McClellan was a freshman at West Orange High School in 1997, when Redding joined the staff. Now, the two work together through the OCS.
“He was always really passionate about everything he was doing,” McClellan said. “For that passion to still permeate through everything he does in his work, from working with West Orange and the Garden Choir and his church choir … I know a lot of people are seeing the Grammys as kind of like the height of his accomplishments — and it’s a huge accomplishment — but he still has so much more to give.
“It’s a lot of feelings that are hard to put into words, to go from being the 14-year-old kid who just showed up to choir thinking it was a class to sing to 22 years later still working with him in the Garden Choir,” McClellan said.

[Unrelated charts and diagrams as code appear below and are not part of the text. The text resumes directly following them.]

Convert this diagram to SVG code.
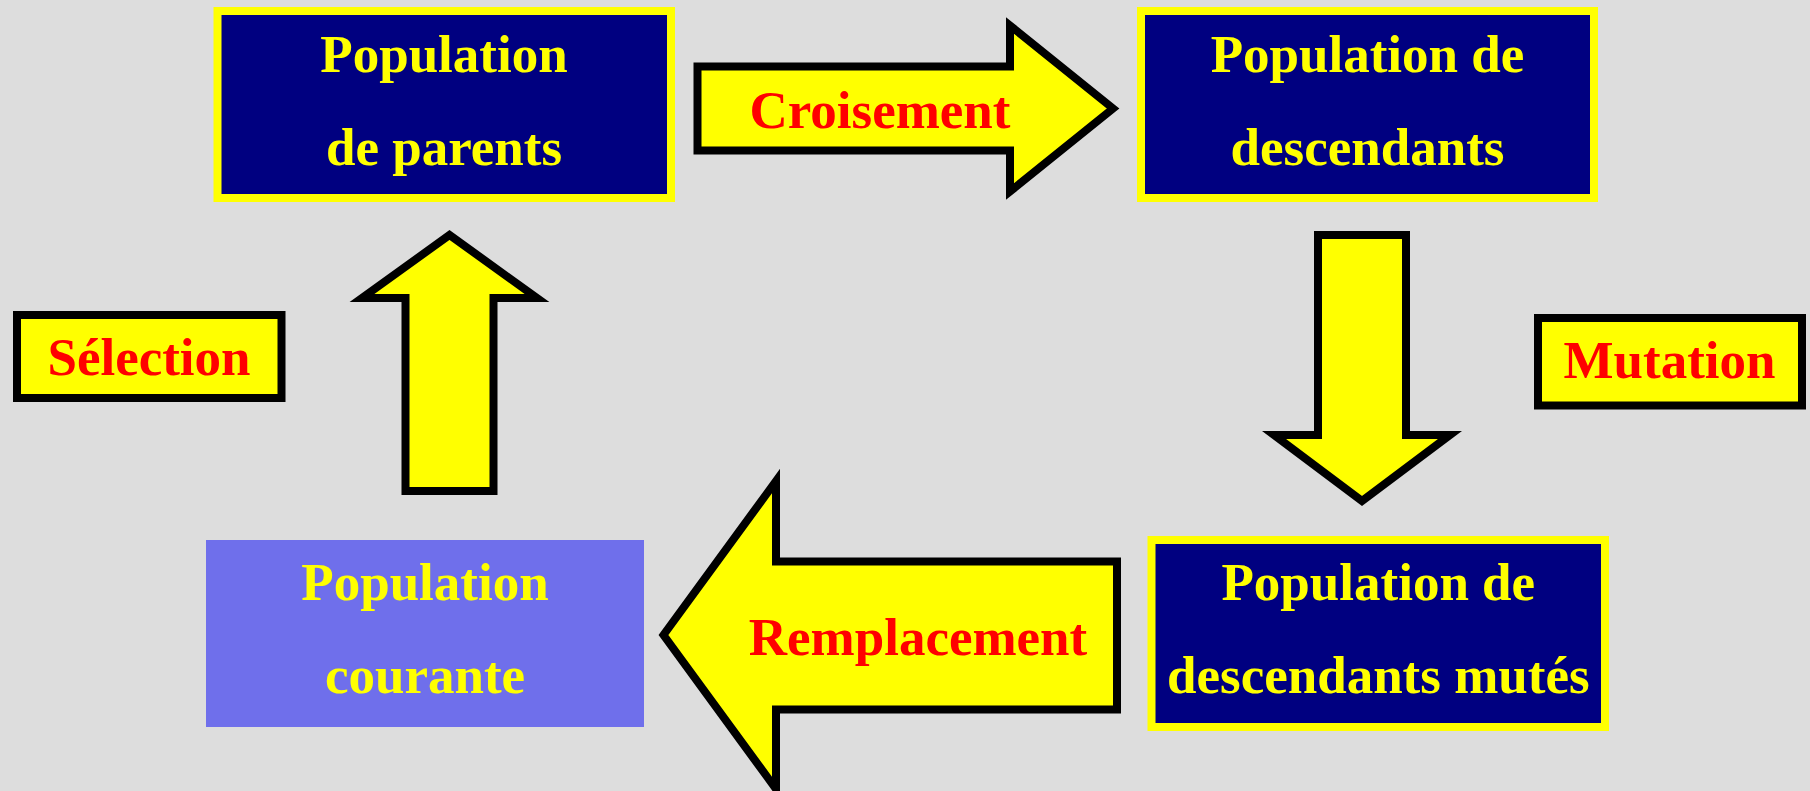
<svg xmlns="http://www.w3.org/2000/svg" width="1810" height="791" viewBox="0 0 1810 791">
<style>
.bg{fill:#dddddd}
.pop{fill:#000080;stroke:#ffff00;stroke-width:8}
.cur{fill:#6f6feb}
.lbl{fill:#ffff00;stroke:#000000;stroke-width:8}
.arr{fill:#ffff00;stroke:#000000;stroke-width:8;stroke-linejoin:miter;stroke-miterlimit:10}
text{font-family:"Liberation Serif","Times New Roman",serif;font-weight:bold;text-anchor:middle}
.yt{fill:#ffff00;font-size:53px}
.rt{fill:#ff0000;font-size:53px}
</style>
<rect class="bg" x="0" y="0" width="1810" height="791"/>
<g id="connectors">
  <g id="croisement">
    <polygon class="arr" points="697.5,66.5 1010,66.5 1010,25.5 1113,108.5 1010,191.5 1010,150.5 697.5,150.5"/>
    <text class="rt" x="880" y="128">Croisement</text>
  </g>
  <g id="mutation-arrow">
    <polygon class="arr" points="1318,235 1406,235 1406,435 1450,435 1362,501 1274,435 1318,435"/>
  </g>
  <g id="remplacement">
    <polygon class="arr" points="1117,561.5 776,561.5 776,481 663.5,635 776,789 776,709.5 1117,709.5"/>
    <text class="rt" x="918" y="655">Remplacement</text>
  </g>
  <g id="selection-arrow">
    <polygon class="arr" points="405.5,491 405.5,298 362,298 449.5,235 537,298 493.5,298 493.5,491"/>
  </g>
</g>
<g id="parents">
  <rect class="pop" x="217.5" y="11" width="453.5" height="187"/>
  <text class="yt" x="444" y="72">Population</text>
  <text class="yt" x="444" y="165">de parents</text>
</g>
<g id="descendants">
  <rect class="pop" x="1141" y="11" width="453" height="187"/>
  <text class="yt" x="1367.5" y="72">Population de</text>
  <text class="yt" x="1367.5" y="165">descendants</text>
</g>
<g id="mutes">
  <rect class="pop" x="1151.5" y="540" width="453.5" height="187"/>
  <text class="yt" x="1378.3" y="600">Population de</text>
  <text class="yt" x="1378.3" y="693">descendants mutés</text>
</g>
<g id="courante">
  <rect class="cur" x="206" y="540" width="438" height="187"/>
  <text class="yt" x="425" y="600">Population</text>
  <text class="yt" x="425" y="693">courante</text>
</g>
<g id="selection">
  <rect class="lbl" x="17" y="315" width="264.5" height="83"/>
  <text class="rt" x="149" y="375">Sélection</text>
</g>
<g id="mutation">
  <rect class="lbl" x="1538" y="318" width="264" height="87.5"/>
  <text class="rt" x="1669.5" y="378">Mutation</text>
</g>
</svg>
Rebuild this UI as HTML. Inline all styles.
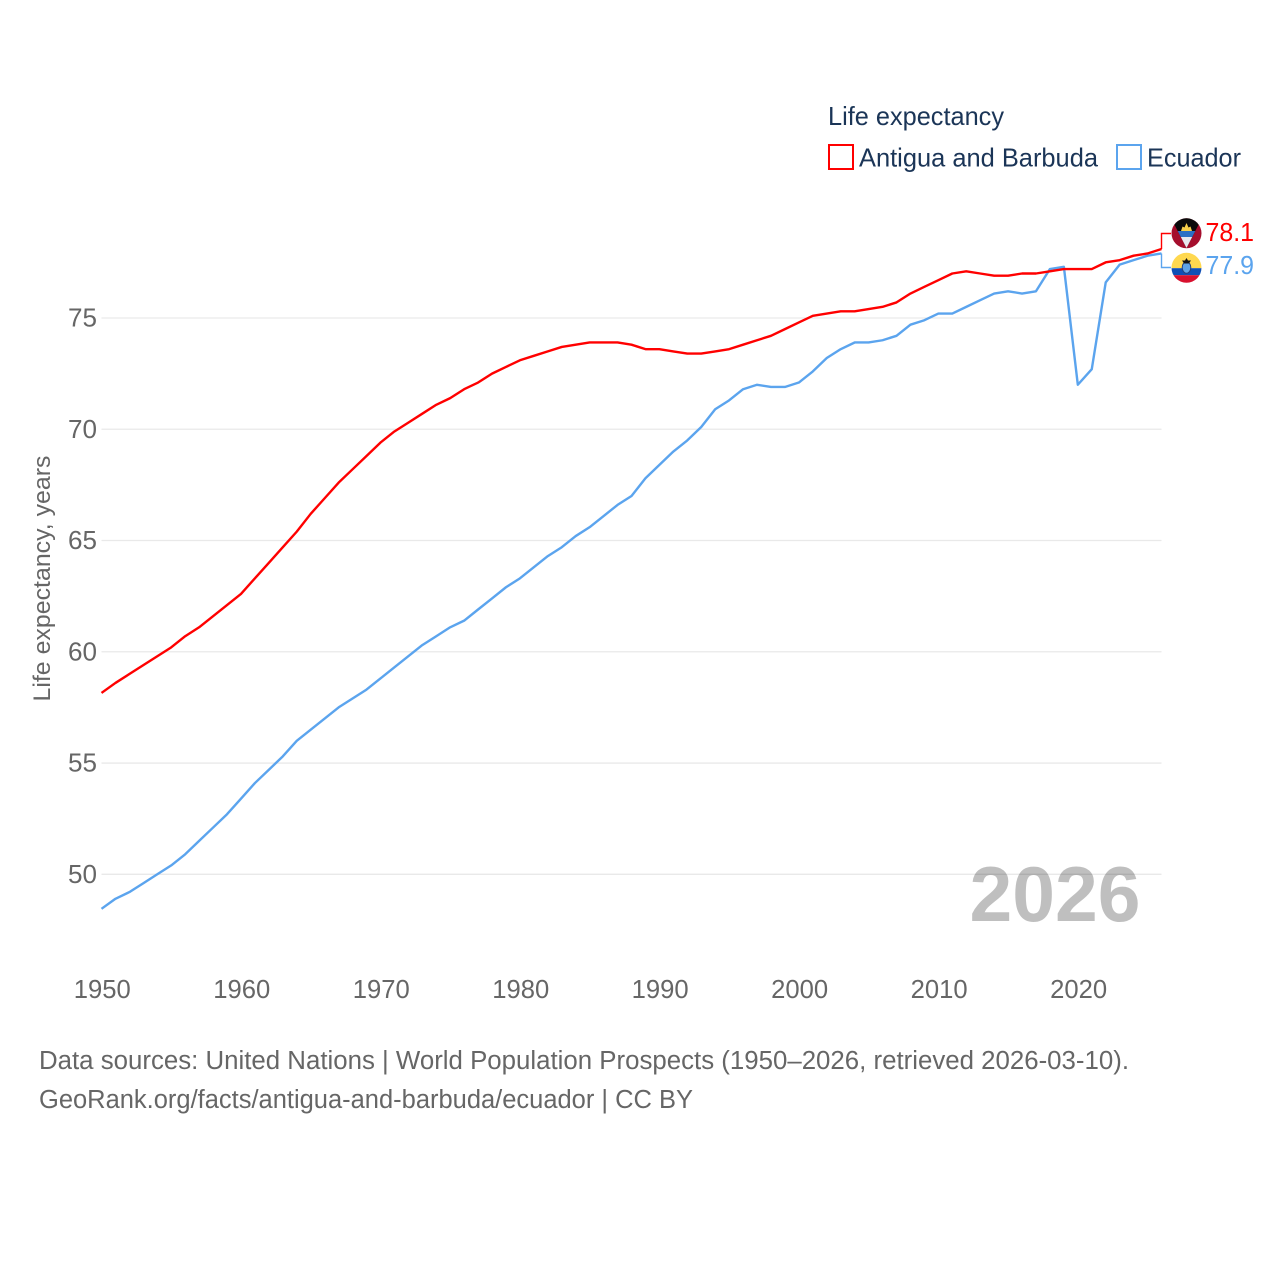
<!DOCTYPE html>
<html lang="en">
<head>
<meta charset="utf-8">
<title>Life expectancy: Antigua and Barbuda vs Ecuador</title>
<style>
html,body{margin:0;padding:0;background:#fff;}
svg{display:block;font-family:"Liberation Sans",sans-serif;}
</style>
</head>
<body>
<svg id="chart" xmlns="http://www.w3.org/2000/svg" width="1280" height="1280" viewBox="0 0 1280 1280">
  <defs>
    <clipPath id="clip-ag"><circle cx="1186.5" cy="233.3" r="15"/></clipPath>
    <clipPath id="clip-ec"><circle cx="1186.5" cy="267.8" r="15"/></clipPath>
  </defs>
  <rect width="1280" height="1280" fill="#fff"/>

  <g id="grid"></g>
  <g id="ylabels"></g>
  <g id="xlabels"></g>

  <text x="50" y="578.5" transform="rotate(-90 50 578.5)" text-anchor="middle" font-size="24.5" fill="#666" textLength="246" lengthAdjust="spacingAndGlyphs">Life expectancy, years</text>

  <text x="969.5" y="921" font-size="78" font-weight="bold" fill="#000" fill-opacity="0.25" textLength="171" lengthAdjust="spacingAndGlyphs">2026</text>

  <g id="series"></g>
  <g id="connectors"></g>

  <g clip-path="url(#clip-ag)">
    <rect x="1171" y="218" width="31" height="31" fill="#a50e2d"/>
    <polygon points="1171,218 1202,218 1186.5,248" fill="#0a0a0a"/>
    <polygon points="1181,231 1182.5,226.5 1184.5,227.5 1186.5,223 1188.5,227.5 1190.5,226.5 1192,231" fill="#f7cf4a"/>
    <polygon points="1177.7,231 1195.3,231 1192.2,237 1180.8,237" fill="#2b6fc4"/>
    <polygon points="1180.8,237 1192.2,237 1186.5,248" fill="#e8e8ee"/>
  </g>
  <g clip-path="url(#clip-ec)">
    <rect x="1171" y="252" width="31" height="16.2" fill="#ffd84f"/>
    <rect x="1171" y="268.2" width="31" height="7" fill="#0f4fb5"/>
    <rect x="1171" y="275.2" width="31" height="8" fill="#d8102e"/>
    <ellipse cx="1186.5" cy="267.5" rx="4.3" ry="5.8" fill="#5fa3e6" stroke="#24407a" stroke-width="1"/>
    <polygon points="1186.5,258 1188,260.5 1191,260.5 1188.8,263.5 1184.2,263.5 1182,260.5 1185,260.5" fill="#141414"/>
  </g>

  <text id="end-label-a" x="1205.5" y="241" font-size="26" fill="#ff0000" textLength="48.5" lengthAdjust="spacingAndGlyphs"></text>
  <text id="end-label-b" x="1205.5" y="274" font-size="26" fill="#5ba4ee" textLength="48.5" lengthAdjust="spacingAndGlyphs"></text>

  <g>
    <text x="828" y="125" font-size="26" fill="#1b3557" textLength="176" lengthAdjust="spacingAndGlyphs">Life expectancy</text>
    <g>
      <rect x="829" y="145" width="24" height="24" fill="#fff" stroke="#ff0000" stroke-width="2"/>
      <text x="859" y="166.5" font-size="26" fill="#1b3557" textLength="239" lengthAdjust="spacingAndGlyphs">Antigua and Barbuda</text>
    </g>
    <g>
      <rect x="1117" y="145" width="24" height="24" fill="#fff" stroke="#5ba4ee" stroke-width="2"/>
      <text x="1147" y="166.5" font-size="26" fill="#1b3557" textLength="94" lengthAdjust="spacingAndGlyphs">Ecuador</text>
    </g>
  </g>

  <g>
    <text x="39" y="1069" font-size="25.5" fill="#666" textLength="1090" lengthAdjust="spacingAndGlyphs">Data sources: United Nations | World Population Prospects (1950–2026, retrieved 2026-03-10).</text>
    <text x="39" y="1108" font-size="25.5" fill="#666" textLength="654" lengthAdjust="spacingAndGlyphs">GeoRank.org/facts/antigua-and-barbuda/ecuador | CC BY</text>
  </g>
</svg>
<script>
var firstYear = 1950;
var lastYear = 2026;
var yTicks = [50, 55, 60, 65, 70, 75];
var xTicks = [1950, 1960, 1970, 1980, 1990, 2000, 2010, 2020];
var antiguaValues = [58.15,58.6,59.0,59.4,59.8,60.2,60.7,61.1,61.6,62.1,62.6,63.3,64.0,64.7,65.4,66.2,66.9,67.6,68.2,68.8,69.4,69.9,70.3,70.7,71.1,71.4,71.8,72.1,72.5,72.8,73.1,73.3,73.5,73.7,73.8,73.9,73.9,73.9,73.8,73.6,73.6,73.5,73.4,73.4,73.5,73.6,73.8,74.0,74.2,74.5,74.8,75.1,75.2,75.3,75.3,75.4,75.5,75.7,76.1,76.4,76.7,77.0,77.1,77.0,76.9,76.9,77.0,77.0,77.1,77.2,77.2,77.2,77.5,77.6,77.8,77.9,78.1];
var ecuadorValues = [48.45,48.9,49.2,49.6,50.0,50.4,50.9,51.5,52.1,52.7,53.4,54.1,54.7,55.3,56.0,56.5,57.0,57.5,57.9,58.3,58.8,59.3,59.8,60.3,60.7,61.1,61.4,61.9,62.4,62.9,63.3,63.8,64.3,64.7,65.2,65.6,66.1,66.6,67.0,67.8,68.4,69.0,69.5,70.1,70.9,71.3,71.8,72.0,71.9,71.9,72.1,72.6,73.2,73.6,73.9,73.9,74.0,74.2,74.7,74.9,75.2,75.2,75.5,75.8,76.1,76.2,76.1,76.2,77.2,77.3,72.0,72.7,76.6,77.4,77.6,77.8,77.9];
var antiguaLabel = "78.1";
var ecuadorLabel = "77.9";

var NS = "http://www.w3.org/2000/svg";
var left = 101.5, right = 1161.5;
function xScale(year) { return left + (year - firstYear) * (right - left) / (lastYear - firstYear); }
function yScale(v) { return 874.3 - (v - 50) * (874.3 - 318) / 25; }
function make(tag, attrs, parent) {
  var el = document.createElementNS(NS, tag);
  for (var k in attrs) el.setAttribute(k, attrs[k]);
  parent.appendChild(el);
  return el;
}
var grid = document.getElementById("grid");
var yl = document.getElementById("ylabels");
var xl = document.getElementById("xlabels");
var seriesG = document.getElementById("series");
var conn = document.getElementById("connectors");

yTicks.forEach(function (t) {
  var line = make("line", {x1: left, x2: right, y1: yScale(t), y2: yScale(t), stroke: "#e9e9e9", "stroke-width": 1.3}, grid);
  
  
  var label = make("text", {x: 97, y: yScale(t) + 8.5, "text-anchor": "end", "font-size": 25.5, fill: "#666", textLength: 29, lengthAdjust: "spacingAndGlyphs"}, yl);
  
  
  label.textContent = t;
});
xTicks.forEach(function (t) {
  var label = make("text", {x: xScale(t) + 0.8, y: 998, "text-anchor": "middle", "font-size": 25.5, fill: "#666", textLength: 57, lengthAdjust: "spacingAndGlyphs"}, xl);
  
  
  label.textContent = t;
});
function pathFor(values) {
  return values.map(function (v, i) {
    return (i ? "L" : "M") + xScale(firstYear + i).toFixed(2) + " " + yScale(v).toFixed(2);
  }).join(" ");
}
var lineB = make("path", {d: pathFor(ecuadorValues), fill: "none", stroke: "#5ba4ee", "stroke-width": 2.4, "stroke-linejoin": "round"}, seriesG);


var lineA = make("path", {d: pathFor(antiguaValues), fill: "none", stroke: "#ff0000", "stroke-width": 2.4, "stroke-linejoin": "round"}, seriesG);



var endA = yScale(antiguaValues[antiguaValues.length - 1]);
var endB = yScale(ecuadorValues[ecuadorValues.length - 1]);
var connA = make("path", {d: "M" + right + " " + endA + " V233.5 H1171", fill: "none", stroke: "#ff0000", "stroke-width": 1.4}, conn);


var connB = make("path", {d: "M" + right + " " + endB + " V267.5 H1171", fill: "none", stroke: "#5ba4ee", "stroke-width": 1.4}, conn);



document.getElementById("end-label-a").textContent = antiguaLabel;
document.getElementById("end-label-b").textContent = ecuadorLabel;
</script>
</body>
</html>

That passion Redding has for his music and his students lives on in today’s high-school students. For West Orange senior Eliza Simikian, Redding’s imprint on her life comes in the form of being encouraged to pursue postsecondary music education.
“He has helped me realize what I want to do in college,” said Simikian, also the vice president of the school’s Bel Canto choir and member of concert choir. “Two months ago, I wasn’t even thinking about majoring in music, and now I am. I’m auditioning at FSU, UCF, at many colleges, because seeing what he does makes me want to touch and change lives, as well.”
And even though their teacher, friend and colleague is now a Grammy-winning music educator, you won’t ever see West Orange’s choral director take any of it for granted.
“He’s still the same person, just as humble and caring as when he left, but it’s so much more exciting to have him here now because we knew that he deserved this for so long,” Simikian said. “This program is all about passion and purpose so now that we get to share that with the nation, it’s the best feeling.”
“I’m thankful, and this is not going to change who I am — I’m going to get right back to rehearsals,” Redding said with a smile.